Set exercise: The data below holds the lines to copy: everything from the line containing "Convert this chart to Apache ECharts code." to the line containing "var yTicks = [0,1,2,3,4,5];", both ends included, set down exactly.

Rows from a dataset of charts and code:
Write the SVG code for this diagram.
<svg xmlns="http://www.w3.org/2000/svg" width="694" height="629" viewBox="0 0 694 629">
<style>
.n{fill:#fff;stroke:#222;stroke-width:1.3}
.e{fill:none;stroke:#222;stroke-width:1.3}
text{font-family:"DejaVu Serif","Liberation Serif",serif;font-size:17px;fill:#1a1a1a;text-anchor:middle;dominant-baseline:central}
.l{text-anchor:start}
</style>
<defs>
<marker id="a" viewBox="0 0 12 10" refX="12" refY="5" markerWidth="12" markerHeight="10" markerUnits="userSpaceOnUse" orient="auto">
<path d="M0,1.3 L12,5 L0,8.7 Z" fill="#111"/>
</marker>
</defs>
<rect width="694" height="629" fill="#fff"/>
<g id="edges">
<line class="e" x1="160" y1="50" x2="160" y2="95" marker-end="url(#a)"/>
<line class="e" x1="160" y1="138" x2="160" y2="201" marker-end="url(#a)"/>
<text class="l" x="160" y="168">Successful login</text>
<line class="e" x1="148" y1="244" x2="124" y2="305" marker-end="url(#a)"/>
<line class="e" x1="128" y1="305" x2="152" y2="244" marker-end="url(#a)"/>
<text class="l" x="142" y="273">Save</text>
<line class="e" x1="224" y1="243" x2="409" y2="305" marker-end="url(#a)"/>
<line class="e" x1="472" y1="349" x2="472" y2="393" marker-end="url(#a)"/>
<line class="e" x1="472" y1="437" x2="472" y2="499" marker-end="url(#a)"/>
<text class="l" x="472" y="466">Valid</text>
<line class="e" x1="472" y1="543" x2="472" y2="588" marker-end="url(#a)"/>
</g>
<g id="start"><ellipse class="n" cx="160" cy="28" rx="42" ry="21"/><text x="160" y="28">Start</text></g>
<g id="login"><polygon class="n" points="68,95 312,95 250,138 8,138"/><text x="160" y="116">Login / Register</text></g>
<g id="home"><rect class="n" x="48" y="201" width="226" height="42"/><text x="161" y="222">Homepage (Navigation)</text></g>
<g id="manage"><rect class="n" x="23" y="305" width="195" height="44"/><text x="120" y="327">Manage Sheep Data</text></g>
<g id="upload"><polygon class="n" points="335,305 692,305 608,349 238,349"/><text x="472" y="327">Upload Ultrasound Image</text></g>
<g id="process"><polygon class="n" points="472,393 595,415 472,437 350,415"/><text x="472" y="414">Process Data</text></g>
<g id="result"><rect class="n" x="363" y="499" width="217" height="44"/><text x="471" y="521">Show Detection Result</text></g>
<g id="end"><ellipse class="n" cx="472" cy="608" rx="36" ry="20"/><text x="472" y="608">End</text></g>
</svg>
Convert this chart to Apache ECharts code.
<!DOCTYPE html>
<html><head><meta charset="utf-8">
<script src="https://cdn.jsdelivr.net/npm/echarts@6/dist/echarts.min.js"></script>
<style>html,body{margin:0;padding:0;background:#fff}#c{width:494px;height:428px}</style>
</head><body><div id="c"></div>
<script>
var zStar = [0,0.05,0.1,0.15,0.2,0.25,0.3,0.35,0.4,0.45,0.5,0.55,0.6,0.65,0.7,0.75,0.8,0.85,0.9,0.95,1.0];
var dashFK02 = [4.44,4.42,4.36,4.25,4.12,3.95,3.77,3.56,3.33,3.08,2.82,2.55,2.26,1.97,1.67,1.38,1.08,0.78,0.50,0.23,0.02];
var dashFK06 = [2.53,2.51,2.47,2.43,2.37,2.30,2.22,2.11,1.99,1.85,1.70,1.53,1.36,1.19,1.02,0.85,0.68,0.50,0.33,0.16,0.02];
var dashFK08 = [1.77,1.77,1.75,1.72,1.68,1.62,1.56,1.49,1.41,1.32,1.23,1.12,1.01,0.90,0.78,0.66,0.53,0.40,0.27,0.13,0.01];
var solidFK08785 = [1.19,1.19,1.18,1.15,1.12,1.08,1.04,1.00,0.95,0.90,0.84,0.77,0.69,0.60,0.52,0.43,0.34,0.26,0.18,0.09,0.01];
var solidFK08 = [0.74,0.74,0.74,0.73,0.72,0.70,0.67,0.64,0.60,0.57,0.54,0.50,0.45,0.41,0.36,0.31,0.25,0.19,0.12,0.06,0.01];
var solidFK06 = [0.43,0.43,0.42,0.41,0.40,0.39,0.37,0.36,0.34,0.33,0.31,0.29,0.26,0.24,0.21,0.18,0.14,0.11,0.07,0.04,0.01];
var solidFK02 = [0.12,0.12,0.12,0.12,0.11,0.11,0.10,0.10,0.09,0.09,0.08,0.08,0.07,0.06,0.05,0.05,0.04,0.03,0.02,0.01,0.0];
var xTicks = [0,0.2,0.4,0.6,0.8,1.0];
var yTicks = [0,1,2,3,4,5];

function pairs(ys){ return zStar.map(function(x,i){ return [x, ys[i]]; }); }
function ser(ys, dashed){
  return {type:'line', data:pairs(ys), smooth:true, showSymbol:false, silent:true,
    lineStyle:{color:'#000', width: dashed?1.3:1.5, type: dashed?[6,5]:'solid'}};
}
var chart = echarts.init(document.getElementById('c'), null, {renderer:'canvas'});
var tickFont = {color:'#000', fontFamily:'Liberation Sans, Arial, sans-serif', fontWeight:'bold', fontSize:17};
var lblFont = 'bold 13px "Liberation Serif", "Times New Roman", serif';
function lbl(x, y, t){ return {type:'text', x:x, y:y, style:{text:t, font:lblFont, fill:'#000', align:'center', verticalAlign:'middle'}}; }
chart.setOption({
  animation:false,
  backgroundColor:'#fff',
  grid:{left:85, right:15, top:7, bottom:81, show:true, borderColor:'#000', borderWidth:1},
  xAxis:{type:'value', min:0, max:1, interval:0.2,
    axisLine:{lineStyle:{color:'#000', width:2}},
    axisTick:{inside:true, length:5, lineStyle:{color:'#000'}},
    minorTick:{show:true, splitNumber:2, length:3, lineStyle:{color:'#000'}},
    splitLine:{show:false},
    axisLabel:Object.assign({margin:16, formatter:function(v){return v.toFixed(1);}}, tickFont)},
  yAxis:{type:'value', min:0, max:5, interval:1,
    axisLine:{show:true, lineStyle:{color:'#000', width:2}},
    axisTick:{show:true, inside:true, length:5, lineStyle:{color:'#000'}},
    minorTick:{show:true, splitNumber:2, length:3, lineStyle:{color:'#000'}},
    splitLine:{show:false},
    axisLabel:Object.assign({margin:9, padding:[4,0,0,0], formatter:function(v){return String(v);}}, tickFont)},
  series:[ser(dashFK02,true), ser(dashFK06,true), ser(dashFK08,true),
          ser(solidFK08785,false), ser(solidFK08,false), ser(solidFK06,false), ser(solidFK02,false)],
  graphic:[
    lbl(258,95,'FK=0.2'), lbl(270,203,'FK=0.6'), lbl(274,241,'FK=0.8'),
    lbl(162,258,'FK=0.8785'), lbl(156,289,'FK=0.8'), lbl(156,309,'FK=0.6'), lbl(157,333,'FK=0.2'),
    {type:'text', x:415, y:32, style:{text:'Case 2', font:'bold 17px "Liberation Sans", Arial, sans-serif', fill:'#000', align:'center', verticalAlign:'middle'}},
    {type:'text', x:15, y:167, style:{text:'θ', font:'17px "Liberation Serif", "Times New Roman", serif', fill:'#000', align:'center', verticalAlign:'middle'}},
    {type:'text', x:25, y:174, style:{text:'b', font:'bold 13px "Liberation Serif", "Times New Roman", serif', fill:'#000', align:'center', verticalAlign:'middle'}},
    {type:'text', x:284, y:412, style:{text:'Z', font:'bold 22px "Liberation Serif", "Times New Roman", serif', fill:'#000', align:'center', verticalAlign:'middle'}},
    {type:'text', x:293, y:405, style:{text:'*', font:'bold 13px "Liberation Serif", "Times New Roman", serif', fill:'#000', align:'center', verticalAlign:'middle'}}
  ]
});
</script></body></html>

Task answer:
Convert this chart to Apache ECharts code.
<!DOCTYPE html>
<html><head><meta charset="utf-8">
<script src="https://cdn.jsdelivr.net/npm/echarts@6/dist/echarts.min.js"></script>
<style>html,body{margin:0;padding:0;background:#fff}#c{width:494px;height:428px}</style>
</head><body><div id="c"></div>
<script>
var zStar = [0,0.05,0.1,0.15,0.2,0.25,0.3,0.35,0.4,0.45,0.5,0.55,0.6,0.65,0.7,0.75,0.8,0.85,0.9,0.95,1.0];
var dashFK02 = [4.44,4.42,4.36,4.25,4.12,3.95,3.77,3.56,3.33,3.08,2.82,2.55,2.26,1.97,1.67,1.38,1.08,0.78,0.50,0.23,0.02];
var dashFK06 = [2.53,2.51,2.47,2.43,2.37,2.30,2.22,2.11,1.99,1.85,1.70,1.53,1.36,1.19,1.02,0.85,0.68,0.50,0.33,0.16,0.02];
var dashFK08 = [1.77,1.77,1.75,1.72,1.68,1.62,1.56,1.49,1.41,1.32,1.23,1.12,1.01,0.90,0.78,0.66,0.53,0.40,0.27,0.13,0.01];
var solidFK08785 = [1.19,1.19,1.18,1.15,1.12,1.08,1.04,1.00,0.95,0.90,0.84,0.77,0.69,0.60,0.52,0.43,0.34,0.26,0.18,0.09,0.01];
var solidFK08 = [0.74,0.74,0.74,0.73,0.72,0.70,0.67,0.64,0.60,0.57,0.54,0.50,0.45,0.41,0.36,0.31,0.25,0.19,0.12,0.06,0.01];
var solidFK06 = [0.43,0.43,0.42,0.41,0.40,0.39,0.37,0.36,0.34,0.33,0.31,0.29,0.26,0.24,0.21,0.18,0.14,0.11,0.07,0.04,0.01];
var solidFK02 = [0.12,0.12,0.12,0.12,0.11,0.11,0.10,0.10,0.09,0.09,0.08,0.08,0.07,0.06,0.05,0.05,0.04,0.03,0.02,0.01,0.0];
var xTicks = [0,0.2,0.4,0.6,0.8,1.0];
var yTicks = [0,1,2,3,4,5];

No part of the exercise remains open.